RECORDED DATA:
.....

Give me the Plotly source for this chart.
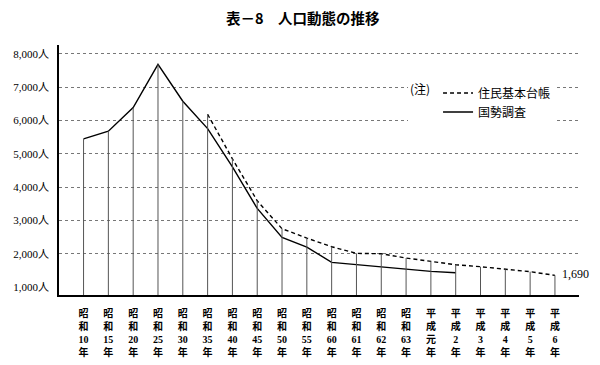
import plotly.graph_objects as go

# ---- data ----
era = ["昭和"] * 14 + ["平成"] * 6
years = ["10", "15", "20", "25", "30", "35", "40", "45", "50", "55",
         "60", "61", "62", "63", "元", "2", "3", "4", "5", "6"]
categories = [f"{e}{y}年" for e, y in zip(era, years)]
tick_labels = ["<br>".join(list(e) + [y, "年"]) for e, y in zip(era, years)]

# 国勢調査 (census)
census = [5450, 5680, 6390, 7690, 6580, 5760, 4610, 3360, 2490, 2200,
          1740, 1670, 1600, 1530, 1470, 1430, None, None, None, None]
# 住民基本台帳 (resident registry)
registry = [None, None, None, None, None, 6190, 4850, 3590, 2750, 2470,
            2210, 2010, 2000, 1870, 1770, 1670, 1610, 1530, 1460, 1350]
last_label = "1,690"

y_ticks = [1000, 2000, 3000, 4000, 5000, 6000, 7000, 8000]
y_tick_text = [f"{v:,}人" for v in y_ticks]
grid_ticks = y_ticks[1:]

Y_MIN, Y_MAX = 760, 8270

# ---- figure ----
fig = go.Figure()

# vertical drop lines from axis to the top of each point
tops = [max(v for v in (c, r) if v is not None) for c, r in zip(census, registry)]
dx, dy = [], []
for cat, top in zip(categories, tops):
    dx += [cat, cat, None]
    dy += [Y_MIN, top, None]
fig.add_trace(go.Scatter(x=dx, y=dy, mode="lines", yaxis="y2",
                         line=dict(color="#555555", width=1),
                         showlegend=False, hoverinfo="skip"))

fig.add_trace(go.Scatter(x=categories, y=registry, mode="lines", name="住民基本台帳",
                         line=dict(color="black", width=1.4, dash="4px,3px")))
fig.add_trace(go.Scatter(x=categories, y=census, mode="lines", name="国勢調査",
                         line=dict(color="black", width=1.4)))

fig.add_annotation(x=categories[-1], y=registry[-1], text=last_label,
                   showarrow=False, xanchor="left", yanchor="middle", xshift=5, yshift=1,
                   font=dict(family="Liberation Serif, Noto Sans CJK JP", size=12, color="black"))

# the page body adds an 8px offset; the figure is sized to fit the 600x365 window
fig.update_layout(
    width=592, height=357,
    margin=dict(l=50.5, r=21, t=37, b=70, autoexpand=False),
    paper_bgcolor="white", plot_bgcolor="white",
    title=dict(text="表－8　人口動態の推移", x=0.498, xanchor="center",
               y=1 - 10.5 / 357, yanchor="middle", yref="container",
               font=dict(family="Noto Sans CJK JP", size=14.5, color="black", weight="bold")),
    xaxis=dict(type="category", categoryorder="array", categoryarray=categories,
               range=[-0.99, 19.97], tickmode="array", tickvals=categories,
               ticktext=tick_labels, ticks="", ticklabelstandoff=8, automargin=False,
               showgrid=False, showline=True, linecolor="black", linewidth=2,
               zeroline=False,
               tickfont=dict(family="Liberation Serif, Noto Sans CJK JP", size=10,
                             color="black", weight="bold")),
    yaxis=dict(range=[Y_MIN, Y_MAX], tickmode="array", tickvals=y_ticks,
               ticktext=y_tick_text, ticks="", ticklabelstandoff=6, automargin=False,
               showgrid=False, showline=True, linecolor="black", linewidth=1.5,
               zeroline=False,
               tickfont=dict(family="Liberation Serif, Noto Sans CJK JP", size=11, color="black")),
    yaxis2=dict(range=[Y_MIN, Y_MAX], overlaying="y", side="left", automargin=False,
                tickmode="array", tickvals=grid_ticks, showticklabels=False,
                showgrid=True, gridcolor="#777777", gridwidth=1, griddash="dot",
                showline=False, zeroline=False, ticks=""),
    legend=dict(x=0.671, y=0.866, xanchor="left", yanchor="top",
                bgcolor="white", borderwidth=0,
                title=dict(text="(注)", side="left",
                           font=dict(family="Noto Sans CJK JP", size=12, color="black")),
                font=dict(family="Noto Sans CJK JP", size=12, color="black"),
                itemwidth=30, tracegroupgap=0),
    showlegend=True,
)

fig.write_html("out.html")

.....

GIVEN PROBLEM: Restate the data above exactly, stripping out each image.

REPLY TO THE TASK:
Give me the Plotly source for this chart.
import plotly.graph_objects as go

# ---- data ----
era = ["昭和"] * 14 + ["平成"] * 6
years = ["10", "15", "20", "25", "30", "35", "40", "45", "50", "55",
         "60", "61", "62", "63", "元", "2", "3", "4", "5", "6"]
categories = [f"{e}{y}年" for e, y in zip(era, years)]
tick_labels = ["<br>".join(list(e) + [y, "年"]) for e, y in zip(era, years)]

# 国勢調査 (census)
census = [5450, 5680, 6390, 7690, 6580, 5760, 4610, 3360, 2490, 2200,
          1740, 1670, 1600, 1530, 1470, 1430, None, None, None, None]
# 住民基本台帳 (resident registry)
registry = [None, None, None, None, None, 6190, 4850, 3590, 2750, 2470,
            2210, 2010, 2000, 1870, 1770, 1670, 1610, 1530, 1460, 1350]
last_label = "1,690"

y_ticks = [1000, 2000, 3000, 4000, 5000, 6000, 7000, 8000]
y_tick_text = [f"{v:,}人" for v in y_ticks]
grid_ticks = y_ticks[1:]

Y_MIN, Y_MAX = 760, 8270

# ---- figure ----
fig = go.Figure()

# vertical drop lines from axis to the top of each point
tops = [max(v for v in (c, r) if v is not None) for c, r in zip(census, registry)]
dx, dy = [], []
for cat, top in zip(categories, tops):
    dx += [cat, cat, None]
    dy += [Y_MIN, top, None]
fig.add_trace(go.Scatter(x=dx, y=dy, mode="lines", yaxis="y2",
                         line=dict(color="#555555", width=1),
                         showlegend=False, hoverinfo="skip"))

fig.add_trace(go.Scatter(x=categories, y=registry, mode="lines", name="住民基本台帳",
                         line=dict(color="black", width=1.4, dash="4px,3px")))
fig.add_trace(go.Scatter(x=categories, y=census, mode="lines", name="国勢調査",
                         line=dict(color="black", width=1.4)))

fig.add_annotation(x=categories[-1], y=registry[-1], text=last_label,
                   showarrow=False, xanchor="left", yanchor="middle", xshift=5, yshift=1,
                   font=dict(family="Liberation Serif, Noto Sans CJK JP", size=12, color="black"))

# the page body adds an 8px offset; the figure is sized to fit the 600x365 window
fig.update_layout(
    width=592, height=357,
    margin=dict(l=50.5, r=21, t=37, b=70, autoexpand=False),
    paper_bgcolor="white", plot_bgcolor="white",
    title=dict(text="表－8　人口動態の推移", x=0.498, xanchor="center",
               y=1 - 10.5 / 357, yanchor="middle", yref="container",
               font=dict(family="Noto Sans CJK JP", size=14.5, color="black", weight="bold")),
    xaxis=dict(type="category", categoryorder="array", categoryarray=categories,
               range=[-0.99, 19.97], tickmode="array", tickvals=categories,
               ticktext=tick_labels, ticks="", ticklabelstandoff=8, automargin=False,
               showgrid=False, showline=True, linecolor="black", linewidth=2,
               zeroline=False,
               tickfont=dict(family="Liberation Serif, Noto Sans CJK JP", size=10,
                             color="black", weight="bold")),
    yaxis=dict(range=[Y_MIN, Y_MAX], tickmode="array", tickvals=y_ticks,
               ticktext=y_tick_text, ticks="", ticklabelstandoff=6, automargin=False,
               showgrid=False, showline=True, linecolor="black", linewidth=1.5,
               zeroline=False,
               tickfont=dict(family="Liberation Serif, Noto Sans CJK JP", size=11, color="black")),
    yaxis2=dict(range=[Y_MIN, Y_MAX], overlaying="y", side="left", automargin=False,
                tickmode="array", tickvals=grid_ticks, showticklabels=False,
                showgrid=True, gridcolor="#777777", gridwidth=1, griddash="dot",
                showline=False, zeroline=False, ticks=""),
    legend=dict(x=0.671, y=0.866, xanchor="left", yanchor="top",
                bgcolor="white", borderwidth=0,
                title=dict(text="(注)", side="left",
                           font=dict(family="Noto Sans CJK JP", size=12, color="black")),
                font=dict(family="Noto Sans CJK JP", size=12, color="black"),
                itemwidth=30, tracegroupgap=0),
    showlegend=True,
)

fig.write_html("out.html")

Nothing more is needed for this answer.